I Have to Put Harley Down Tomorrow

Harley
The news ain’t good. Harley, our Jack Russell mix has cancer and while he’s not in pain, tomorrow I will return to the vet clinic and have him put down. Oh, and he’s such a good dog too.

Yes, my heart is aching, though not fully broken yet. Ending the life of a family pet, however humanely, doesn’t get any easier no matter how many times you’ve been through it.

Harley came to us as a puppy, somewhere between three and six-months old. I was getting gas in my truck when he fell from the back of another pick-up, hitting the asphalt so hard I figured him for dead.

The asshole driving the truck simply looked back and kept on driving. So I picked his little body up and placed it in the cab of my vehicle.

Much to my surprise, by the time I finished pumping my gas, he was awake and trying to hide under the passenger seat. Then he threw-up, that when I first took him to the vet.

After the doctor gave him a clean bill of health, I brought him home. That was eleven-years ago.

While he is a very intelligent dog, Harley has always been a little mentally screwed up  (from banging his head falling from the truck.). He sometimes forgets who we are and barks furiously at us and he’s scared of the washing machine so much that he runs and hides in the bathtub if the door is left open.

Harley has barked at his shadow and his reflection in the mirror at times. He’s managed to get both his head and leg stuck in our fencing and somehow got atop our shed.

Admittedly, I have grown closer to Harley than any dog I’ve previously been privileged to live with and know. After all, he is as fucked up as I am and I think that’s why we bonded so well.

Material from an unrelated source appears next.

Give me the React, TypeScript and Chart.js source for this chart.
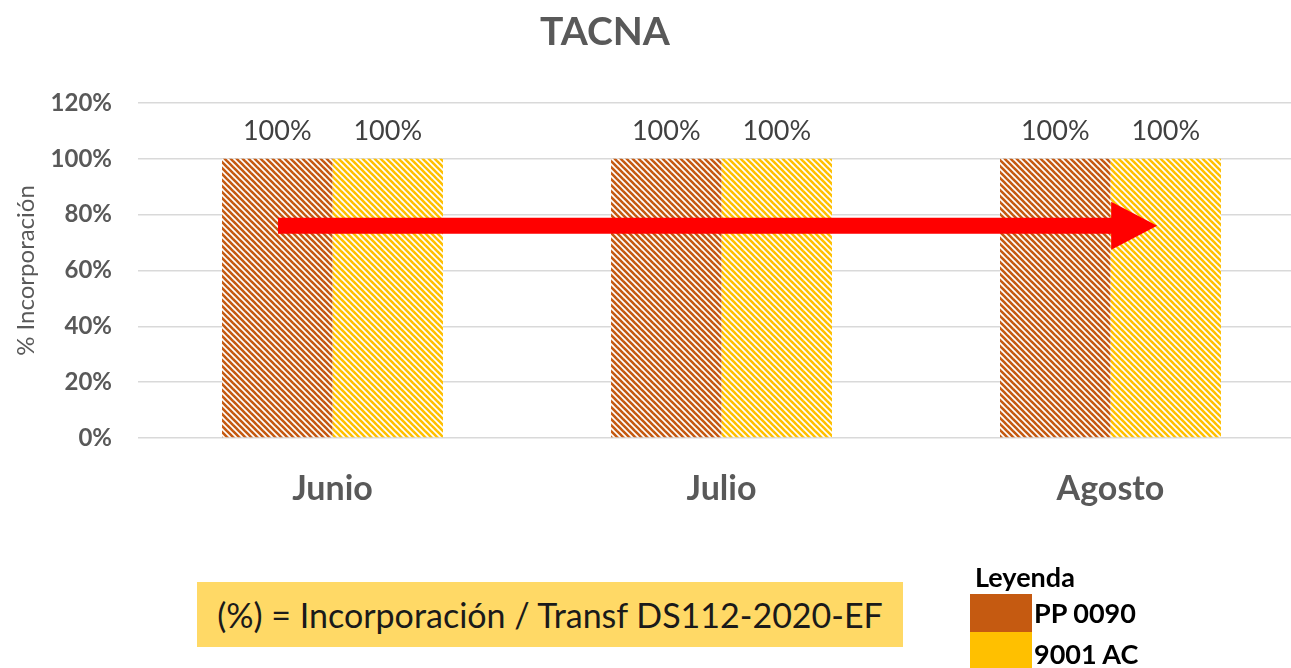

Frankly, I will miss his happiness each morning, every time I come through the front door, and how he thinks he’s helping me get dressed by getting under foot. Jus’ the thought of his not being here makes me cry and snivel foolishly.

This evening, Mary, Kyle, Kay and I will gather to pet Harley lovingly, tell him how much we love him and assure him that he’s a ‘good boy.’ I know – it’s for us people and not really him – but it might make us feel better anyway.

Nine o’clock in the morning comes early – much too early for such a task. I jus’ hope and pray that when I die, Harley will be on the other side waiting.

Is it okay for a man to cry over the death of a dog?

UPDATE 10/09/2012: Harley passed away comfortably and quietly in my arms at 9:20 am today. He was a VERY good dog and an even better companion.